__EXERCISE DESCRIPTION__: For the entries below, copy exactly the line that contains "Recreate this image" through the line that contains "const noPad = ()", both ends included, and exclude all pictures.

Source data:

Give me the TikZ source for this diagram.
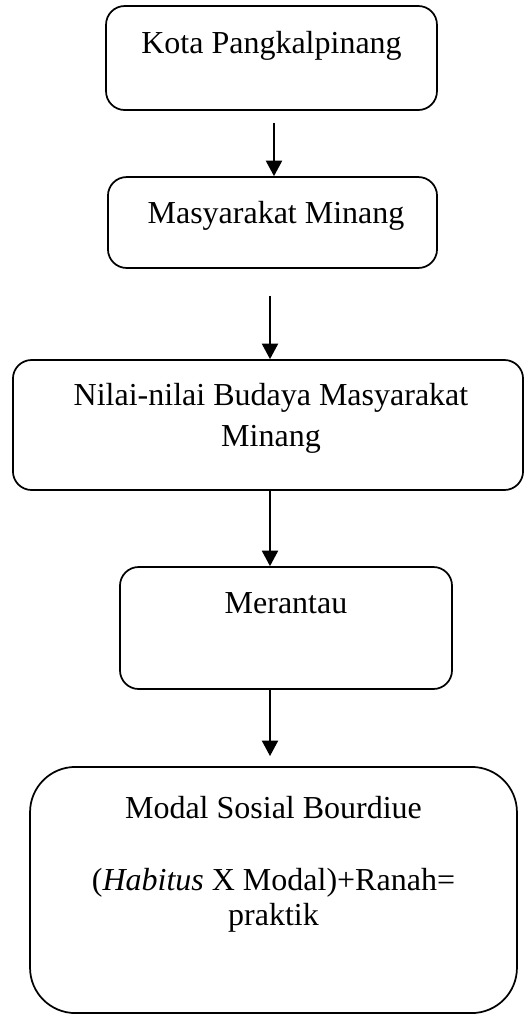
\documentclass[tikz,border=0pt]{standalone}
\usepackage{fontspec}
\setmainfont{Liberation Serif}
\usetikzlibrary{arrows.meta}

\begin{document}
\begin{tikzpicture}[x=0.375pt, y=-0.375pt,
        kotak/.style={draw, line width=0.65pt, rounded corners=7pt, inner sep=0pt},
        tulisan/.style={align=center, inner sep=0pt, font=\fontsize{12}{14.5}\selectfont},
        panah/.style={line width=0.75pt, -{Triangle[length=5.8pt,width=6pt]}}]
        \useasboundingbox (0,0) rectangle (530,1016);
        % kotak-kotak
        \node[kotak, minimum width=124.1pt, minimum height=39pt] (kota) at (271.5,58) {};
        \node[kotak, minimum width=123.4pt, minimum height=34.1pt] (masy) at (272.5,222.5) {};
        \node[kotak, minimum width=191.3pt, minimum height=48.75pt] (nilai) at (268,425) {};
        \node[kotak, minimum width=124.5pt, minimum height=45.75pt] (rantau) at (286,628) {};
        \node[kotak, rounded corners=17pt, minimum width=182.6pt, minimum height=92.3pt] (modal) at (273.5,890) {};
        % tulisan
        \node[tulisan] (tkota) at (271.5,46) {Kota Pangkalpinang};
        \node[tulisan] (tmasy) at (276,216) {Masyarakat Minang};
        \node[tulisan, font=\fontsize{12}{15.4}\selectfont] (tnilai) at (271,418) {Nilai-nilai Budaya Masyarakat\\Minang};
        \node[tulisan] (trantau) at (286,603) {Merantau};
        \node[tulisan] (tmodal) at (273.5,808) {Modal Sosial Bourdiue};
        \node[tulisan, font=\fontsize{12}{13.1}\selectfont] (trumus) at (273.5,900) {(\textit{Habitus} X Modal)+Ranah=\\praktik};
        % panah
        \coordinate (g1) at (274,0);
        \coordinate (g2) at (270,0);
        \draw[panah, shorten <=4.5pt] (kota.south -| g1) -- (masy.north -| g1);
        \draw[panah, shorten <=10pt] (masy.south -| g2) -- (nilai.north -| g2);
        \draw[panah] (nilai.south -| g2) -- (rantau.north -| g2);
        \draw[panah, shorten >=3.75pt] (rantau.south -| g2) -- (modal.north -| g2);
\end{tikzpicture}
\end{document}
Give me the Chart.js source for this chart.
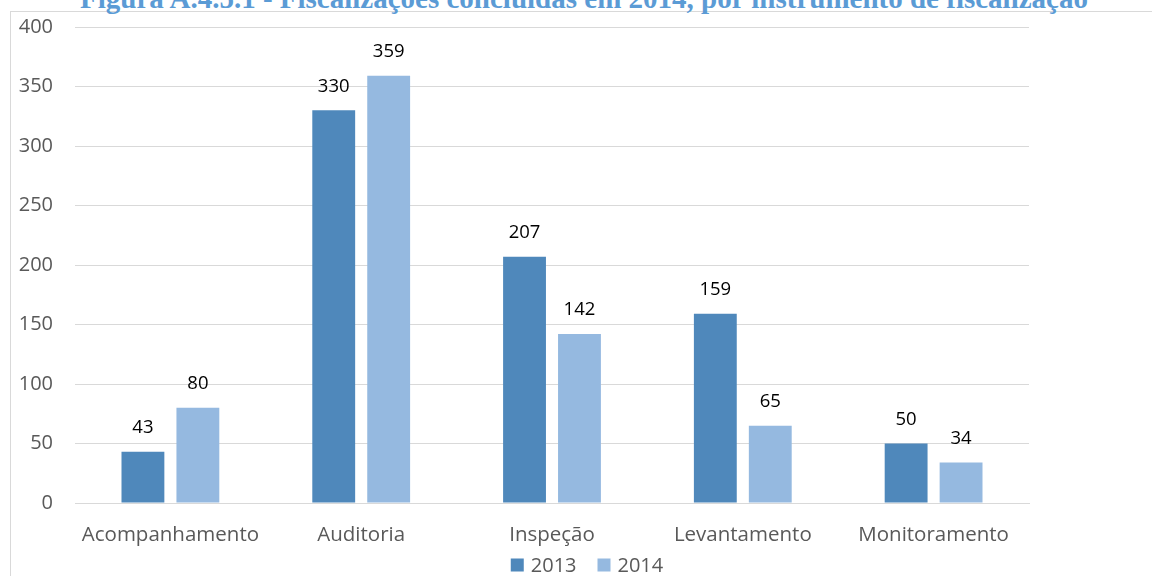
<!DOCTYPE html>
<html>
<head>
<meta charset="utf-8">
<script src="https://cdn.jsdelivr.net/npm/chart.js@4.4.0/dist/chart.umd.min.js"></script>
<style>
  html, body { margin: 0; padding: 0; background: #fff; overflow: hidden; }
  #wrap { position: relative; width: 1152px; height: 576px; overflow: hidden; }
  #box { position: absolute; left: 10px; top: 11px; width: 1200px; height: 600px; border: 1px solid #d9d9d9; }
  #titulo { position: absolute; left: 0; width: 1168px; top: -18px; text-align: center;
    font: bold 29px "Liberation Serif", serif; color: #5b9bd5; white-space: nowrap; }
  #c { position: absolute; left: 0; top: 0; }
</style>
</head>
<body>
<div id="wrap">
  <div id="box"></div>
  <div id="titulo">Figura A.4.5.1 - Fiscalizações concluídas em 2014, por instrumento de fiscalização</div>
  <canvas id="c" width="1152" height="576"></canvas>
</div>
<script>
const categorias = ['Acompanhamento', 'Auditoria', 'Inspeção', 'Levantamento', 'Monitoramento'];
const valores2013 = [43, 330, 207, 159, 50];
const valores2014 = [80, 359, 142, 65, 34];
const ticksY = [0, 50, 100, 150, 200, 250, 300, 350, 400];

const fonte = '"Open Sans", sans-serif';
const corTexto = '#595959';

// escreve o valor acima de cada barra
const rotulos = {
  id: 'rotulos',
  afterDatasetsDraw(chart) {
    const ctx = chart.ctx;
    ctx.save();
    ctx.font = '18.5px ' + fonte;
    ctx.fillStyle = '#000';
    ctx.textAlign = 'center';
    ctx.textBaseline = 'middle';
    chart.data.datasets.forEach((ds, i) => {
      chart.getDatasetMeta(i).data.forEach((bar, j) => {
        ctx.fillText(ds.data[j], bar.x, bar.y - 24);
      });
    });
    ctx.restore();
  }
};

// legenda desenhada a mao (o espacamento do Excel e diferente do padrao)
const legenda = {
  id: 'legenda',
  afterDraw(chart) {
    const ctx = chart.ctx;
    ctx.save();
    ctx.font = '20px ' + fonte;
    ctx.textBaseline = 'middle';
    const itens = chart.data.datasets.map(ds => ({ txt: ds.label, cor: ds.backgroundColor, w: ctx.measureText(ds.label).width }));
    const total = itens.reduce((a, it) => a + 13 + 7 + it.w, 0) + 21 * (itens.length - 1);
    let x = chart.width / 2 + 11 - total / 2;
    const y = chart.height - 11;
    itens.forEach(it => {
      ctx.fillStyle = it.cor;
      ctx.fillRect(x, y - 6.5, 13, 13);
      ctx.fillStyle = corTexto;
      ctx.fillText(it.txt, x + 20, y + 1);
      x += 13 + 7 + it.w + 21;
    });
    ctx.restore();
  }
};

new Chart(document.getElementById('c').getContext('2d'), {
  type: 'bar',
  data: {
    labels: categorias,
    datasets: [
      { label: '2013', data: valores2013, backgroundColor: '#4f88bb', categoryPercentage: 0.576, barPercentage: 0.78 },
      { label: '2014', data: valores2014, backgroundColor: '#95b9e0', categoryPercentage: 0.576, barPercentage: 0.78 }
    ]
  },
  options: {
    responsive: false,
    animation: false,
    layout: { padding: { top: 27, right: 123, left: 0, bottom: 0 } },
    plugins: {
      tooltip: { enabled: false },
      legend: { display: false }
    },
    scales: {
      x: {
        grid: { display: false },
        border: { color: '#d9d9d9' },
        ticks: { font: { family: fonte, size: 20.5 }, color: corTexto, padding: 12 },
        afterFit(s) { s.height = 73; s.paddingLeft = 0; s.paddingRight = 0; }
      },
      y: {
        min: 0, max: 400,
        afterBuildTicks(s) { s.ticks = ticksY.map(v => ({ value: v })); },
        grid: { color: '#d9d9d9', drawTicks: false },
        border: { display: false },
        ticks: { font: { family: fonte, size: 20 }, color: corTexto, padding: 22 },
        afterFit(s) { s.width = 75; s.paddingTop = 0; s.paddingBottom = 0; }
      }
    }
  },
  plugins: [rotulos, legenda]
});
</script>
</body>
</html>
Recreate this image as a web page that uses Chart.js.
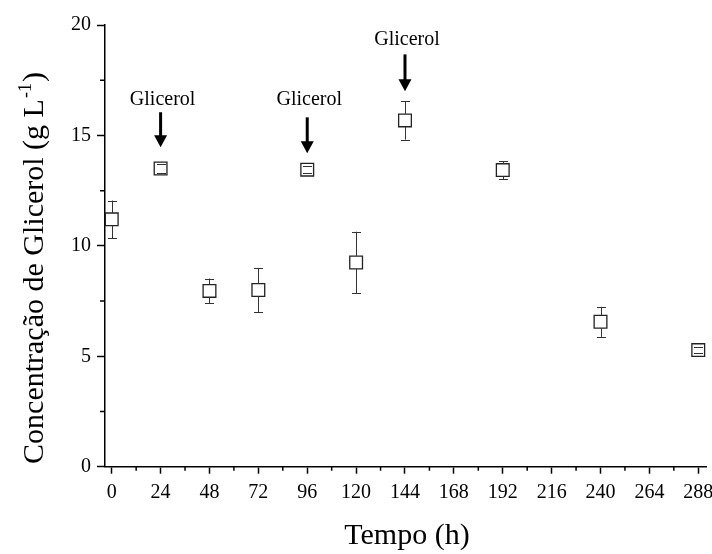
<!DOCTYPE html>
<html>
<head>
<meta charset="utf-8">
<script src="https://cdn.jsdelivr.net/npm/chart.js@4.4.0/dist/chart.umd.min.js"></script>
<style>
  html, body { margin: 0; padding: 0; background: #ffffff; }
  #wrap { width: 712px; height: 554px; }
</style>
</head>
<body>
<div id="wrap"><canvas id="c" width="712" height="554"></canvas></div>
<script>
// ---- data ----
const times    = [0, 24, 48, 72, 96, 120, 144, 192, 240, 288];
const glycerol = [11.2, 13.5, 7.96, 8.0, 13.45, 9.25, 15.68, 13.43, 6.56, 5.28];
const errors   = [0.85, 0.2, 0.56, 1.0, 0.15, 1.39, 0.87, 0.41, 0.68, 0.15];
const xTicks   = [0, 24, 48, 72, 96, 120, 144, 168, 192, 216, 240, 264, 288];
const yTicks   = [0, 5, 10, 15, 20];
const feedTimes  = [24, 96, 144];
const feedLabel  = 'Glicerol';
const feedTextY  = [16.6, 16.6, 19.34];
const feedArrowTop = [16.05, 15.82, 18.67];
const feedArrowTip = [14.47, 14.19, 17.0];

const FONT = '"Liberation Serif", "Times New Roman", serif';
const noPad = () => ({ left: 0, top: 0, right: 0, bottom: 0 });

const overlay = {
  id: 'overlay',
  afterDatasetsDraw(chart) {
    const { ctx, scales: { x, y } } = chart;
    const half = 9 * Math.SQRT1_2;
    ctx.save();
    // error bars
    ctx.strokeStyle = '#333';
    ctx.lineWidth = 1;
    times.forEach((t, i) => {
      const px = Math.round(x.getPixelForValue(t)) + 0.5;
      const pc = y.getPixelForValue(glycerol[i]);
      const top = y.getPixelForValue(glycerol[i] + errors[i]);
      const bot = y.getPixelForValue(glycerol[i] - errors[i]);
      ctx.beginPath();
      if (pc - top > half) { ctx.moveTo(px, top); ctx.lineTo(px, pc - half); }
      if (bot - pc > half) { ctx.moveTo(px, pc + half); ctx.lineTo(px, bot); }
      ctx.moveTo(px - 4.5, Math.round(top) + 0.5); ctx.lineTo(px + 4.5, Math.round(top) + 0.5);
      ctx.moveTo(px - 4.5, Math.round(bot) + 0.5); ctx.lineTo(px + 4.5, Math.round(bot) + 0.5);
      ctx.stroke();
    });
    // minor ticks
    ctx.strokeStyle = '#000';
    ctx.lineWidth = 1.5;
    ctx.beginPath();
    const yb = y.bottom;
    for (let v = 12; v < 288; v += 24) {
      const px = x.getPixelForValue(v);
      ctx.moveTo(px, yb); ctx.lineTo(px, yb + 4);
    }
    const xl = x.left;
    for (let v = 2.5; v < 20; v += 5) {
      const py = y.getPixelForValue(v);
      ctx.moveTo(xl, py); ctx.lineTo(xl - 5, py);
    }
    ctx.stroke();
    // feed annotations
    ctx.fillStyle = '#000';
    ctx.font = '20px ' + FONT;
    ctx.textAlign = 'center';
    ctx.textBaseline = 'middle';
    feedTimes.forEach((t, i) => {
      const px = x.getPixelForValue(t);
      const ty = y.getPixelForValue(feedTextY[i]);
      const a0 = y.getPixelForValue(feedArrowTop[i]);
      const a1 = y.getPixelForValue(feedArrowTip[i]);
      ctx.fillText(feedLabel, px + 2, ty);
      ctx.lineWidth = 3;
      ctx.beginPath();
      ctx.moveTo(px, a0); ctx.lineTo(px, a1 - 10);
      ctx.stroke();
      ctx.beginPath();
      ctx.moveTo(px - 6.5, a1 - 12);
      ctx.lineTo(px + 6.5, a1 - 12);
      ctx.lineTo(px, a1);
      ctx.closePath();
      ctx.fill();
    });
    ctx.restore();
  },
  afterDraw(chart) {
    const { ctx } = chart;
    ctx.save();
    ctx.fillStyle = '#000';
    // x title
    ctx.font = '30px ' + FONT;
    ctx.textAlign = 'center';
    ctx.textBaseline = 'alphabetic';
    ctx.fillText('Tempo (h)', 407, 544);
    // y title with superscript
    ctx.translate(43, 268);
    ctx.rotate(-Math.PI / 2);
    const main = 'Concentração de Glicerol (g L';
    const sup = '-1';
    const close = ')';
    ctx.font = '30px ' + FONT;
    const wMain = ctx.measureText(main).width;
    const wClose = ctx.measureText(close).width;
    ctx.font = '18px ' + FONT;
    const wSup = ctx.measureText(sup).width;
    const total = wMain + wSup + wClose + 2;
    let cx = -total / 2;
    ctx.textAlign = 'left';
    ctx.font = '30px ' + FONT;
    ctx.fillText(main, cx, 0);
    cx += wMain + 1;
    ctx.font = '18px ' + FONT;
    ctx.fillText(sup, cx, -12);
    cx += wSup + 1;
    ctx.font = '30px ' + FONT;
    ctx.fillText(close, cx, 0);
    ctx.restore();
  }
};

new Chart(document.getElementById('c'), {
  type: 'scatter',
  data: {
    datasets: [{
      data: times.map((t, i) => ({ x: t, y: glycerol[i] })),
      pointStyle: 'rect',
      pointRadius: 9,
      pointHoverRadius: 9,
      pointBackgroundColor: '#ffffff',
      pointBorderColor: '#222',
      pointBorderWidth: 1.3,
      showLine: false,
      clip: false
    }]
  },
  options: {
    responsive: false,
    animation: false,
    devicePixelRatio: 1,
    layout: { autoPadding: false, padding: { top: 25, right: 6, left: 0, bottom: 0 } },
    plugins: { legend: { display: false }, tooltip: { enabled: false } },
    scales: {
      x: {
        type: 'linear',
        min: -3.3,
        max: 291.8,
        afterBuildTicks: s => { s.ticks = xTicks.map(v => ({ value: v })); },
        afterFit: s => { s.height = 87.3; s.paddingLeft = 0; s.paddingRight = 0; s.getPadding = noPad; },
        border: { display: true, color: '#000', width: 1.5 },
        grid: { drawOnChartArea: false, drawTicks: true, tickLength: 7, tickColor: '#000', tickWidth: 1.5 },
        ticks: { color: '#000', font: { family: FONT, size: 20 }, padding: 7, maxRotation: 0, autoSkip: false }
      },
      y: {
        type: 'linear',
        min: 0,
        max: 20,
        afterBuildTicks: s => { s.ticks = yTicks.map(v => ({ value: v })); },
        afterFit: s => { s.width = 105; s.paddingTop = 0; s.paddingBottom = 0; s.getPadding = noPad; },
        border: { display: true, color: '#000', width: 1.5 },
        grid: { drawOnChartArea: false, drawTicks: true, tickLength: 8, tickColor: '#000', tickWidth: 1.5 },
        ticks: { color: '#000', font: { family: FONT, size: 20 }, padding: 6 }
      }
    }
  },
  plugins: [overlay]
});
</script>
</body>
</html>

__TASK ANSWER__:
Recreate this image as a web page that uses Chart.js.
<!DOCTYPE html>
<html>
<head>
<meta charset="utf-8">
<script src="https://cdn.jsdelivr.net/npm/chart.js@4.4.0/dist/chart.umd.min.js"></script>
<style>
  html, body { margin: 0; padding: 0; background: #ffffff; }
  #wrap { width: 712px; height: 554px; }
</style>
</head>
<body>
<div id="wrap"><canvas id="c" width="712" height="554"></canvas></div>
<script>
// ---- data ----
const times    = [0, 24, 48, 72, 96, 120, 144, 192, 240, 288];
const glycerol = [11.2, 13.5, 7.96, 8.0, 13.45, 9.25, 15.68, 13.43, 6.56, 5.28];
const errors   = [0.85, 0.2, 0.56, 1.0, 0.15, 1.39, 0.87, 0.41, 0.68, 0.15];
const xTicks   = [0, 24, 48, 72, 96, 120, 144, 168, 192, 216, 240, 264, 288];
const yTicks   = [0, 5, 10, 15, 20];
const feedTimes  = [24, 96, 144];
const feedLabel  = 'Glicerol';
const feedTextY  = [16.6, 16.6, 19.34];
const feedArrowTop = [16.05, 15.82, 18.67];
const feedArrowTip = [14.47, 14.19, 17.0];

const FONT = '"Liberation Serif", "Times New Roman", serif';
const noPad = () => ({ left: 0, top: 0, right: 0, bottom: 0 });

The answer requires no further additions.